* AIM
Using the records that follow, reproduce exactly the lines starting at the line containing "Write the TikZ code for this diagram." and ending at the line containing "(0,0) rectangle (928,761);". Include both end lines and no pictures.
+++
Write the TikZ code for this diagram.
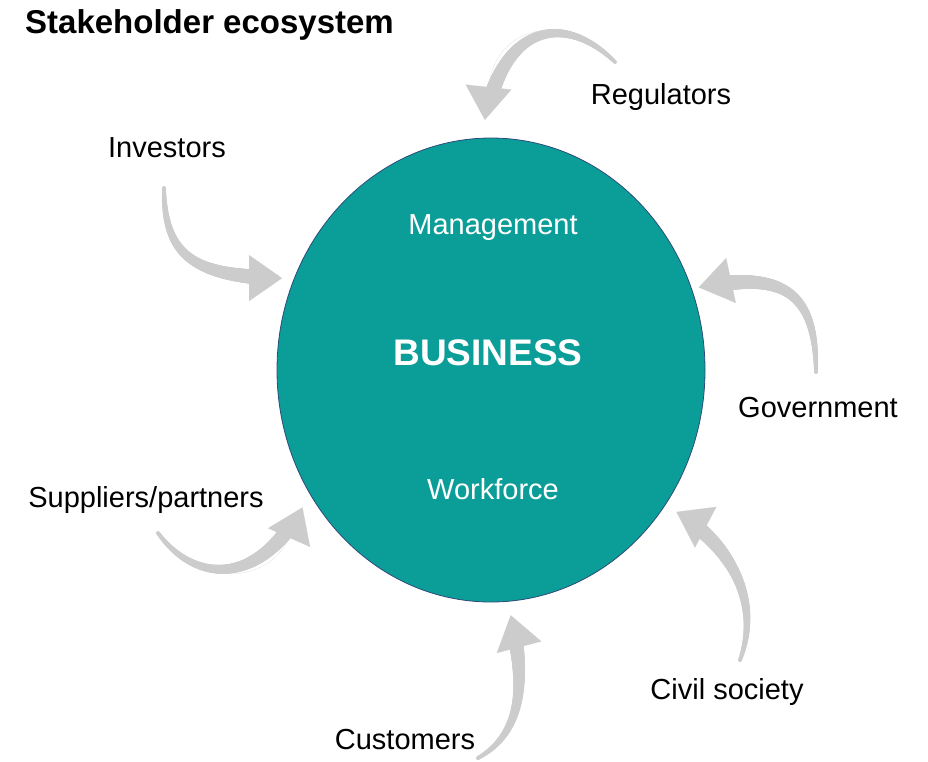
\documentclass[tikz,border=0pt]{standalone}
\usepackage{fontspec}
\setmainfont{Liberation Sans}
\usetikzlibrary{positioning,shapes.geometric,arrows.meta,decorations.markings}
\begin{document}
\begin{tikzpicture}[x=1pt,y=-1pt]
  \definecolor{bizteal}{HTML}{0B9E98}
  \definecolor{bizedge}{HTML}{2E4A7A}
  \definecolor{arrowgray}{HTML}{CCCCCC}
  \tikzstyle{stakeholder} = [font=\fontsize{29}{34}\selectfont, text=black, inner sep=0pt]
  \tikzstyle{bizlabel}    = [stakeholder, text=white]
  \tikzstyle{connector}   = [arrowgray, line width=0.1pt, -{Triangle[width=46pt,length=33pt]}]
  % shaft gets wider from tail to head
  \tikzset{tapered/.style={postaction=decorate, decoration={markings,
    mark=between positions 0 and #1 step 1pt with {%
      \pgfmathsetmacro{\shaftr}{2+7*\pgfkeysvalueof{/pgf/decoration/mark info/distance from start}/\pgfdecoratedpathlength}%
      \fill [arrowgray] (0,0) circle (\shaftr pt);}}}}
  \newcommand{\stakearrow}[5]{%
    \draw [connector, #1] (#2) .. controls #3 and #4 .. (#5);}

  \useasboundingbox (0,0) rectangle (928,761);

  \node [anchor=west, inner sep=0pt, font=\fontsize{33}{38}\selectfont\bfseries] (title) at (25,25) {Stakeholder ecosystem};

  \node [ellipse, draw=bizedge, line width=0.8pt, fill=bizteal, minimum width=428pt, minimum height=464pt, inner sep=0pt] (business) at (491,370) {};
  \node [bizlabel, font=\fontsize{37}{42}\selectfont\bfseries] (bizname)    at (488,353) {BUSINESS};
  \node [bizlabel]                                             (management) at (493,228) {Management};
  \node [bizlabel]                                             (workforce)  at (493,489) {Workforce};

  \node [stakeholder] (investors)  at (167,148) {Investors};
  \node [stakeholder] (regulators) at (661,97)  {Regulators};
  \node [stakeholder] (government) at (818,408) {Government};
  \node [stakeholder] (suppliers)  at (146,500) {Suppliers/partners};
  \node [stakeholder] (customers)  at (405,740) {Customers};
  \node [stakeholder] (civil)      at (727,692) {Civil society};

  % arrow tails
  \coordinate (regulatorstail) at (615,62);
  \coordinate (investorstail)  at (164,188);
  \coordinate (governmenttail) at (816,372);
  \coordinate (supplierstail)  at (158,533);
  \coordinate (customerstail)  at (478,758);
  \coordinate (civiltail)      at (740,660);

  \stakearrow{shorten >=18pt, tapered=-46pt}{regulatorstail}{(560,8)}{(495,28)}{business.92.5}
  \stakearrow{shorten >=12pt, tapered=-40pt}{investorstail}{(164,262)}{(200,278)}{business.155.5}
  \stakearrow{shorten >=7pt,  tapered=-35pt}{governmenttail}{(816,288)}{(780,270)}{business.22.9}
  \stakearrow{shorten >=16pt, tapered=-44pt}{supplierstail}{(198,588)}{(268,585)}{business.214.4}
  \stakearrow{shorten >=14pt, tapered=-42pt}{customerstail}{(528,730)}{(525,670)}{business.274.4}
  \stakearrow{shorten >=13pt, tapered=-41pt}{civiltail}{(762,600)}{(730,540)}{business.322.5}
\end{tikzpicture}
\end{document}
+++
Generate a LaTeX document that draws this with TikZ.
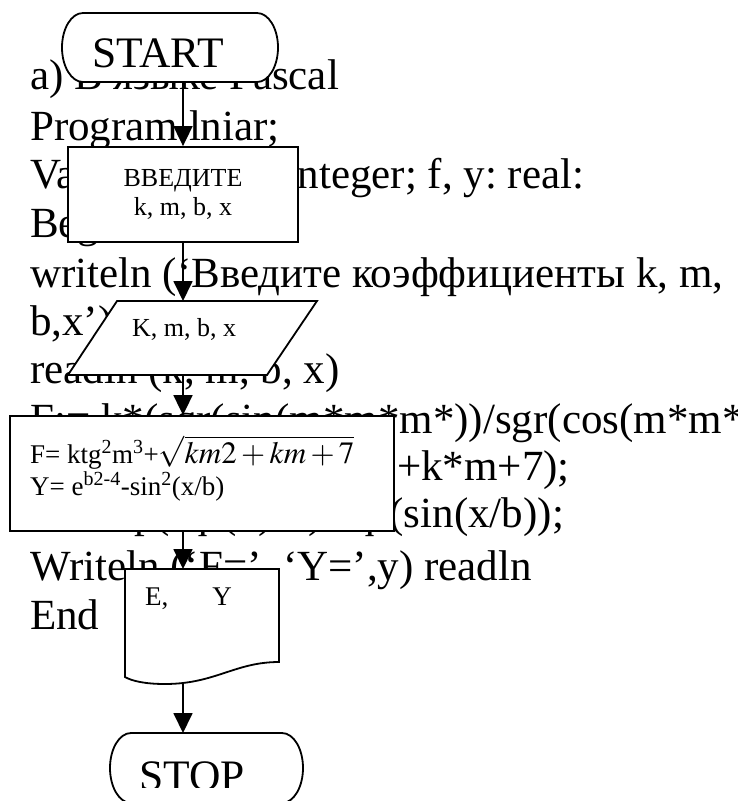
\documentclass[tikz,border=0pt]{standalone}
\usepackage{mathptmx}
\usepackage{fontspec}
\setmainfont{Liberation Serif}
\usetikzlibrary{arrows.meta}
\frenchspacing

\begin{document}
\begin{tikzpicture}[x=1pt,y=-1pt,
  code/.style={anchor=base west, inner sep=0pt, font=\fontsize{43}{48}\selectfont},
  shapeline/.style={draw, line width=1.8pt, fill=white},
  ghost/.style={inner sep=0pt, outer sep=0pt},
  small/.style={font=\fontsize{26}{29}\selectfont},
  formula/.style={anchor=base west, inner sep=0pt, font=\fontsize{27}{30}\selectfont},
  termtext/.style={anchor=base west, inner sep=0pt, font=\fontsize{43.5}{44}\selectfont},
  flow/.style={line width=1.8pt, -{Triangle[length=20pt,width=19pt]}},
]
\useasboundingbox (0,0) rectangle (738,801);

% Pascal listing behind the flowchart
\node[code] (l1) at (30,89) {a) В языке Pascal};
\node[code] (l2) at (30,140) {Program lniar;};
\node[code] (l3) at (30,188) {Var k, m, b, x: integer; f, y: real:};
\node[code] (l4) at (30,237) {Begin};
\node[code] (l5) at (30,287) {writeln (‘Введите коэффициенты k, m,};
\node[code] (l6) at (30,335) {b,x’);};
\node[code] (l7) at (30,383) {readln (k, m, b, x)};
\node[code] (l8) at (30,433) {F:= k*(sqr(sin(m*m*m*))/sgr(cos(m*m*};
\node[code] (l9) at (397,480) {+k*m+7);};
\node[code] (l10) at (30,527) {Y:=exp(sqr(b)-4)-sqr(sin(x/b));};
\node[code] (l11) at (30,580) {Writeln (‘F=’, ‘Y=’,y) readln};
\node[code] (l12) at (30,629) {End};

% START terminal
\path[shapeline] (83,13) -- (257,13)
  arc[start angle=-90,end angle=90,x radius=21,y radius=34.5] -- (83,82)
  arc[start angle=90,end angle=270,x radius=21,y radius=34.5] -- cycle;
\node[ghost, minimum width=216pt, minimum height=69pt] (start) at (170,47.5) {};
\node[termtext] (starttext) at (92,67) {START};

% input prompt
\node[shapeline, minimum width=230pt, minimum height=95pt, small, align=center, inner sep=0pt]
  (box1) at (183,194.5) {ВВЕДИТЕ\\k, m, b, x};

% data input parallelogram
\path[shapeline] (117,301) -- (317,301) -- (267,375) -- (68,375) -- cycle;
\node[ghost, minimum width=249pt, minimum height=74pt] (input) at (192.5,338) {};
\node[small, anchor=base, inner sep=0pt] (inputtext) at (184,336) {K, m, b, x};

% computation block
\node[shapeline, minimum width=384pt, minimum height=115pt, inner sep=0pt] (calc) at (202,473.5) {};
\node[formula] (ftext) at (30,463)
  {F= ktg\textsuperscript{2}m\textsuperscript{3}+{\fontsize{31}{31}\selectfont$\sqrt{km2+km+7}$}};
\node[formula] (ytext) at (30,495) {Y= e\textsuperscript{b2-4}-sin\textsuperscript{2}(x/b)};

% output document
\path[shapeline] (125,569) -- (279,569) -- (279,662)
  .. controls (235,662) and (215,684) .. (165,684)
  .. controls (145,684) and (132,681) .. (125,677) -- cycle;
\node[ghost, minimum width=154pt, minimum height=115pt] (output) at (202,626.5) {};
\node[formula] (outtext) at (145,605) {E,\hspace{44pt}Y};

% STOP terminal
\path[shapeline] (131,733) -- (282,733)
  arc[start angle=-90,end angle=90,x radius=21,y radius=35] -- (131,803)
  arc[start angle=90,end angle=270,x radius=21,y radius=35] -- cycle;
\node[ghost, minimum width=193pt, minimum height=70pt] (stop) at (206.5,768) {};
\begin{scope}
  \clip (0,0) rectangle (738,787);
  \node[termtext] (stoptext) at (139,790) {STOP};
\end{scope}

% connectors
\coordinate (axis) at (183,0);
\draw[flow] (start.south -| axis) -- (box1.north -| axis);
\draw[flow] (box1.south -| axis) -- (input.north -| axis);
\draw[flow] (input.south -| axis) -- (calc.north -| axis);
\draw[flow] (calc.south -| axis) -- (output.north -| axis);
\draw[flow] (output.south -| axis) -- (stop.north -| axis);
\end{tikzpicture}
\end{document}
+++
* REPLY TO THE TASK
Write the TikZ code for this diagram.
\documentclass[tikz,border=0pt]{standalone}
\usepackage{fontspec}
\setmainfont{Liberation Sans}
\usetikzlibrary{positioning,shapes.geometric,arrows.meta,decorations.markings}
\begin{document}
\begin{tikzpicture}[x=1pt,y=-1pt]
  \definecolor{bizteal}{HTML}{0B9E98}
  \definecolor{bizedge}{HTML}{2E4A7A}
  \definecolor{arrowgray}{HTML}{CCCCCC}
  \tikzstyle{stakeholder} = [font=\fontsize{29}{34}\selectfont, text=black, inner sep=0pt]
  \tikzstyle{bizlabel}    = [stakeholder, text=white]
  \tikzstyle{connector}   = [arrowgray, line width=0.1pt, -{Triangle[width=46pt,length=33pt]}]
  % shaft gets wider from tail to head
  \tikzset{tapered/.style={postaction=decorate, decoration={markings,
    mark=between positions 0 and #1 step 1pt with {%
      \pgfmathsetmacro{\shaftr}{2+7*\pgfkeysvalueof{/pgf/decoration/mark info/distance from start}/\pgfdecoratedpathlength}%
      \fill [arrowgray] (0,0) circle (\shaftr pt);}}}}
  \newcommand{\stakearrow}[5]{%
    \draw [connector, #1] (#2) .. controls #3 and #4 .. (#5);}

  \useasboundingbox (0,0) rectangle (928,761);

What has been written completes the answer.